-- Challenge --
Return exactly the listing's lines, from its first line to the line holding "for (let b = firstBand;", ends included.

-- Recorded information --
>> start
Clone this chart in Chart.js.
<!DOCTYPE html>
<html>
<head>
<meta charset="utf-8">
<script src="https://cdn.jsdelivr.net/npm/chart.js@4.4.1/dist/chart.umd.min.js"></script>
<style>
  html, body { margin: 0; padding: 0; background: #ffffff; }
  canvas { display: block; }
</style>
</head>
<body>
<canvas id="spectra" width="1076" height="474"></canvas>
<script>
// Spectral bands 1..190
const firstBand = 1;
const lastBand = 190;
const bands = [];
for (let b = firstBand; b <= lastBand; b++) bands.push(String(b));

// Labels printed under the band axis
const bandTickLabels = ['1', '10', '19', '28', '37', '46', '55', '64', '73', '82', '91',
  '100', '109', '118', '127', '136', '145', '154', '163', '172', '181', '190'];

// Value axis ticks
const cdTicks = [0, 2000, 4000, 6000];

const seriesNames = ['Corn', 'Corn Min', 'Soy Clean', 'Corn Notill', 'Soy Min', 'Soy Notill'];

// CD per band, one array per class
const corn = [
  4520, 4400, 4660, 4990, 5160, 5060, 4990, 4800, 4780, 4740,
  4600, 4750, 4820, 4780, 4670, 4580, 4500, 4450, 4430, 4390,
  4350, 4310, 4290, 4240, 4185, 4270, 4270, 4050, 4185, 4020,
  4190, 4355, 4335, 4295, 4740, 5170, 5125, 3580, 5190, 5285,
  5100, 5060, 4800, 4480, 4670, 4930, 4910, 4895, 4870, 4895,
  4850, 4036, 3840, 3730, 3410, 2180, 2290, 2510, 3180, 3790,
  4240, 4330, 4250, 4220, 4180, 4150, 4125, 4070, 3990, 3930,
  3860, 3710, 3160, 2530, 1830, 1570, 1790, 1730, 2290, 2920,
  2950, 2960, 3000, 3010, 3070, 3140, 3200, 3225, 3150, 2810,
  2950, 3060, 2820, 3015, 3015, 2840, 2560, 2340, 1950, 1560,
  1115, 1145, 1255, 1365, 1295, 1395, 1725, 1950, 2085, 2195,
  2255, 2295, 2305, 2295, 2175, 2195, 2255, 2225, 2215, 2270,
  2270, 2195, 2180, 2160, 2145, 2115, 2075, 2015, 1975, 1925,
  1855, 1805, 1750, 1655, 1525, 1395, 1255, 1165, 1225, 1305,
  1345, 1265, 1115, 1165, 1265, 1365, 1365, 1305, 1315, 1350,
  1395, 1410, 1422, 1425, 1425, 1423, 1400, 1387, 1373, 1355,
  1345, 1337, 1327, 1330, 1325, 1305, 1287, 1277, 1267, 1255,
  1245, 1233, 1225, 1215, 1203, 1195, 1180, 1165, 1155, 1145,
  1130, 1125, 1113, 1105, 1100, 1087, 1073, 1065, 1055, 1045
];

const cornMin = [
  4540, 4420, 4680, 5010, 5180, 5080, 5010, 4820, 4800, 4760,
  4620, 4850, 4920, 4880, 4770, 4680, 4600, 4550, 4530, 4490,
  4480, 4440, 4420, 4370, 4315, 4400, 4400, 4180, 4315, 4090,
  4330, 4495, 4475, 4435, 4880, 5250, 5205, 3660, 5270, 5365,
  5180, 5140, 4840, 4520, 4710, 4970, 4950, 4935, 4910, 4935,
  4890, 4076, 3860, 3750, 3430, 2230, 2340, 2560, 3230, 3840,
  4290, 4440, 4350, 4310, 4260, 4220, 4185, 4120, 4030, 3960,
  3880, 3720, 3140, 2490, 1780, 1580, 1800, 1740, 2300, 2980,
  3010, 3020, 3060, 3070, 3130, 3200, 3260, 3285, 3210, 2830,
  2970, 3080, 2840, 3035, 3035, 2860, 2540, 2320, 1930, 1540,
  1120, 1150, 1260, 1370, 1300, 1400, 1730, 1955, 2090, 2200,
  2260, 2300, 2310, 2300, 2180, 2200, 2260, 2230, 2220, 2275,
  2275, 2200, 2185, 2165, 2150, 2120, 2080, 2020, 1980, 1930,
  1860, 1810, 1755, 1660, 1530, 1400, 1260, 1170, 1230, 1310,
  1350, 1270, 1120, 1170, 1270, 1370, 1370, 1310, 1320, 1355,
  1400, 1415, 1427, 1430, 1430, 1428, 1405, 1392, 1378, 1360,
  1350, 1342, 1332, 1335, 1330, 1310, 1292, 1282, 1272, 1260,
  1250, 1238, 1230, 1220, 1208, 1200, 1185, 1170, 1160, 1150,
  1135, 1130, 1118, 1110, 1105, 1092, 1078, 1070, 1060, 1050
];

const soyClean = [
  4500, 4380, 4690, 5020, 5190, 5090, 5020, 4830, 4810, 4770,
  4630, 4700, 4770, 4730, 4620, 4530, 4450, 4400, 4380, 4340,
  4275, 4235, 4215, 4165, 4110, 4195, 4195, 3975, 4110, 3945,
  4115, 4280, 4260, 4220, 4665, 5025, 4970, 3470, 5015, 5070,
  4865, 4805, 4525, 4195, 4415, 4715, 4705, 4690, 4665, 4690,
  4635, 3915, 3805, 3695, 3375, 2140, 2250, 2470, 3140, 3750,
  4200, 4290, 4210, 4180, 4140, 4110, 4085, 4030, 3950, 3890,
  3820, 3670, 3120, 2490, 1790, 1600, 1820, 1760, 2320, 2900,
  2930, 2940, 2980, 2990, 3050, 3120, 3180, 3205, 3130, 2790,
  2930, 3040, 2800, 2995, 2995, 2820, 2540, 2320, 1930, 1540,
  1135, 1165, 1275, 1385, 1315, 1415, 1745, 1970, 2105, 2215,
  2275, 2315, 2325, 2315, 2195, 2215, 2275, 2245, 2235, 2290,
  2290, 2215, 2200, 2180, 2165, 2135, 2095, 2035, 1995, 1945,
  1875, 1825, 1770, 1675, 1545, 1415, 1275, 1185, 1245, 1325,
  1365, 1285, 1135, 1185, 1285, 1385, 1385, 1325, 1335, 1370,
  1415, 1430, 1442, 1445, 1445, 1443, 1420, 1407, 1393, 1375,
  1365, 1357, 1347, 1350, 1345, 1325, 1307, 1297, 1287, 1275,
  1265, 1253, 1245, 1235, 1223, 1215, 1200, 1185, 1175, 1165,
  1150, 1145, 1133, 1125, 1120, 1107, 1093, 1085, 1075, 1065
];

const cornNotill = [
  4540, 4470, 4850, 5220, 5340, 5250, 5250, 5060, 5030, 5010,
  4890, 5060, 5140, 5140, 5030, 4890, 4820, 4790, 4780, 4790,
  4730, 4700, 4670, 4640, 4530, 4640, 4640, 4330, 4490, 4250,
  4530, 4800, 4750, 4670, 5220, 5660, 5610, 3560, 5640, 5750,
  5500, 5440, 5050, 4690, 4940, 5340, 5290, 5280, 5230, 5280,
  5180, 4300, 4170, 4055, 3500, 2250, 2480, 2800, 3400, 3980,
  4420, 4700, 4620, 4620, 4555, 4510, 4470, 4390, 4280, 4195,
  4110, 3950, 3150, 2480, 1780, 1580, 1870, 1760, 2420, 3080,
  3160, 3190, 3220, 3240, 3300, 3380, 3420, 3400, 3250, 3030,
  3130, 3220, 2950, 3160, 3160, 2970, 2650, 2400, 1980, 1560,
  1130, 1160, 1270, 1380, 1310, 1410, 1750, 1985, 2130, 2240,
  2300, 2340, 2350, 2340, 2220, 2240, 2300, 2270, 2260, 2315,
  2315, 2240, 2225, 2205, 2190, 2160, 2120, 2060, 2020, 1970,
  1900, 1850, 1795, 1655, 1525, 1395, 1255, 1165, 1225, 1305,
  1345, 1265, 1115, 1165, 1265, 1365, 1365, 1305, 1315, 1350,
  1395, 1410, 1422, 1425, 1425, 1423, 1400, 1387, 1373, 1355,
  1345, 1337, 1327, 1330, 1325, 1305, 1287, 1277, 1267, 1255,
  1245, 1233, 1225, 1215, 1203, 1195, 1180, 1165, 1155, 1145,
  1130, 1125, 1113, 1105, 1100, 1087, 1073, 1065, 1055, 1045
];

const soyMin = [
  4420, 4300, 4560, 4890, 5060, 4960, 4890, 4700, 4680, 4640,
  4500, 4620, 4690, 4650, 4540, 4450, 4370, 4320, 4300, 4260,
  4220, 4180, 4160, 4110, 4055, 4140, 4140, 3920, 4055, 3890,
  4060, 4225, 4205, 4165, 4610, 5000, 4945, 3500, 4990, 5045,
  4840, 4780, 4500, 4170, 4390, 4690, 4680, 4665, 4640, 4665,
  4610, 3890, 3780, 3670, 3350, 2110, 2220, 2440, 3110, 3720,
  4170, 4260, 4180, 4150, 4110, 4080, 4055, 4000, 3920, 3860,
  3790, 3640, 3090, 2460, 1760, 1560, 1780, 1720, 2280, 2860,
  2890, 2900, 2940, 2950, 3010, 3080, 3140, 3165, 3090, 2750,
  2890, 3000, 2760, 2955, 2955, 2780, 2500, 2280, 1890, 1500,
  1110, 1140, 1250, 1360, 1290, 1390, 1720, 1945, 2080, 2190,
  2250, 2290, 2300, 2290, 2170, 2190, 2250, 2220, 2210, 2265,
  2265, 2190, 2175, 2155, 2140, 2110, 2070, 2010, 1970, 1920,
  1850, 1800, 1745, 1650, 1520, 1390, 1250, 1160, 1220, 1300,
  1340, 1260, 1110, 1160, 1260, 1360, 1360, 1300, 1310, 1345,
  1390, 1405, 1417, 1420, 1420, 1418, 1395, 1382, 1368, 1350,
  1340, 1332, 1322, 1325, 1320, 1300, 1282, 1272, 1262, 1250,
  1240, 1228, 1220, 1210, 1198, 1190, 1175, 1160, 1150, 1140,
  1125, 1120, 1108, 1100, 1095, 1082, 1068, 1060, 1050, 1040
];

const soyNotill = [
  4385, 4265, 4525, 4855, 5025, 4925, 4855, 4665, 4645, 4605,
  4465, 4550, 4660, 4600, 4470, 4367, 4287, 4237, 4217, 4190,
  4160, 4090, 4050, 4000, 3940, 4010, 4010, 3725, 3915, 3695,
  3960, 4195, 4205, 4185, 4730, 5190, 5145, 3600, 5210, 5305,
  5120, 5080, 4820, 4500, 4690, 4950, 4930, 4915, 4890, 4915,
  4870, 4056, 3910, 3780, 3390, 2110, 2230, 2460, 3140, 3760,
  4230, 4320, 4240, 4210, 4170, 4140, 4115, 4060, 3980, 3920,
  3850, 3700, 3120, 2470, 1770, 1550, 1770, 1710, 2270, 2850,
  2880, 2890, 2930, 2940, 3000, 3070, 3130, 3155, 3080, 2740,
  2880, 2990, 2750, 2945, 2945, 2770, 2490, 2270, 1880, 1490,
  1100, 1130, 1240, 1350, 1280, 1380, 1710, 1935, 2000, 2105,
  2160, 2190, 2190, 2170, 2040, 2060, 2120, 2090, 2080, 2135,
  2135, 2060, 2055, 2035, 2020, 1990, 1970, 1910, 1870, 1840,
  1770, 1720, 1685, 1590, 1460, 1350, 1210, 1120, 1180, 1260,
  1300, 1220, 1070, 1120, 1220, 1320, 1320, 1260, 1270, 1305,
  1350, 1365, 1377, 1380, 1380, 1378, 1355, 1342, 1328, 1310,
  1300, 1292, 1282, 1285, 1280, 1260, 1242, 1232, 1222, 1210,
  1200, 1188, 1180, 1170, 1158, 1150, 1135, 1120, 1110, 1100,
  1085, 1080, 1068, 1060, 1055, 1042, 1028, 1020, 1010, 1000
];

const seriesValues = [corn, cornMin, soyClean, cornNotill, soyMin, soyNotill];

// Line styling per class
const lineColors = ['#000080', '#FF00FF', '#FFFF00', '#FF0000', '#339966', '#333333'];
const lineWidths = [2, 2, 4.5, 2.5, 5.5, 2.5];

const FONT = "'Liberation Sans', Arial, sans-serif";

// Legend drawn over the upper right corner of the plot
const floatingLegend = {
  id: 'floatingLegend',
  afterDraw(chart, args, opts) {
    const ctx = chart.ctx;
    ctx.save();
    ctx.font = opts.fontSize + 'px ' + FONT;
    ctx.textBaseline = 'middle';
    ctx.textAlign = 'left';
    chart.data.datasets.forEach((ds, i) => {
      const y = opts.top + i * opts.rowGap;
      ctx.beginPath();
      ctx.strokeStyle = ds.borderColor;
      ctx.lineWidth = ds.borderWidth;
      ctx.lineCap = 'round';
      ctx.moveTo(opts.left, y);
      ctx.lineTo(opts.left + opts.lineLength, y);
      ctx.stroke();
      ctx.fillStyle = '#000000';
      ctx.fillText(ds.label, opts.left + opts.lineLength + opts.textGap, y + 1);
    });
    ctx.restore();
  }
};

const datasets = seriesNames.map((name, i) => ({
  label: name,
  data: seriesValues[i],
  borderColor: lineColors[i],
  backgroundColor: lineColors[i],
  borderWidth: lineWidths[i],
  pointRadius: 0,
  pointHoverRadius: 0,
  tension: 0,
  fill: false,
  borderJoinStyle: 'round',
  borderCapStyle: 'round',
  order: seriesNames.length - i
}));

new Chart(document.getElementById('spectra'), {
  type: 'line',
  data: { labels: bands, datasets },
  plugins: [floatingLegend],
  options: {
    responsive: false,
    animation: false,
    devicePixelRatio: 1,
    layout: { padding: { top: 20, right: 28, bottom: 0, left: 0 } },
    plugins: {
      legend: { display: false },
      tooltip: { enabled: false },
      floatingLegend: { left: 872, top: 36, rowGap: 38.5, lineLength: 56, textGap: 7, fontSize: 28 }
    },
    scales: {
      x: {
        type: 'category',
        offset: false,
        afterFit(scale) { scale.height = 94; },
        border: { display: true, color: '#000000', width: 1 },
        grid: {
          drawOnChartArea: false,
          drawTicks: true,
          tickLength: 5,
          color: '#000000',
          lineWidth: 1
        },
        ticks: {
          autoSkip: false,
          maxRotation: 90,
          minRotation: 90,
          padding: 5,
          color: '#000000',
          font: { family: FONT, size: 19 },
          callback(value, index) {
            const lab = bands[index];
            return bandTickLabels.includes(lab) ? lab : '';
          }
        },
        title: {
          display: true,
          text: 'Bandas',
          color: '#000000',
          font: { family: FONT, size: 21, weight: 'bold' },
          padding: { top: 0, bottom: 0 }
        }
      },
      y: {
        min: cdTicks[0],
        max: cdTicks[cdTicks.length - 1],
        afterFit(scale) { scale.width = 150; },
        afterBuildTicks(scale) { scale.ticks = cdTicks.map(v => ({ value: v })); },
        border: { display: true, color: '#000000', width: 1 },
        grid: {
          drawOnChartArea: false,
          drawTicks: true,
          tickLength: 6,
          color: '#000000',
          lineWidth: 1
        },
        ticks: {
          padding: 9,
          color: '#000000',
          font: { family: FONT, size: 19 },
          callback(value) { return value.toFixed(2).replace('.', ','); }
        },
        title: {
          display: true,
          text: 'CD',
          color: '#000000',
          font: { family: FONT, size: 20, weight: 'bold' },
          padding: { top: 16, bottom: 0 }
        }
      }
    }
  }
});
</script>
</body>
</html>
>> end
-- Complete output --
Clone this chart in Chart.js.
<!DOCTYPE html>
<html>
<head>
<meta charset="utf-8">
<script src="https://cdn.jsdelivr.net/npm/chart.js@4.4.1/dist/chart.umd.min.js"></script>
<style>
  html, body { margin: 0; padding: 0; background: #ffffff; }
  canvas { display: block; }
</style>
</head>
<body>
<canvas id="spectra" width="1076" height="474"></canvas>
<script>
// Spectral bands 1..190
const firstBand = 1;
const lastBand = 190;
const bands = [];
for (let b = firstBand; b <= lastBand; b++) bands.push(String(b));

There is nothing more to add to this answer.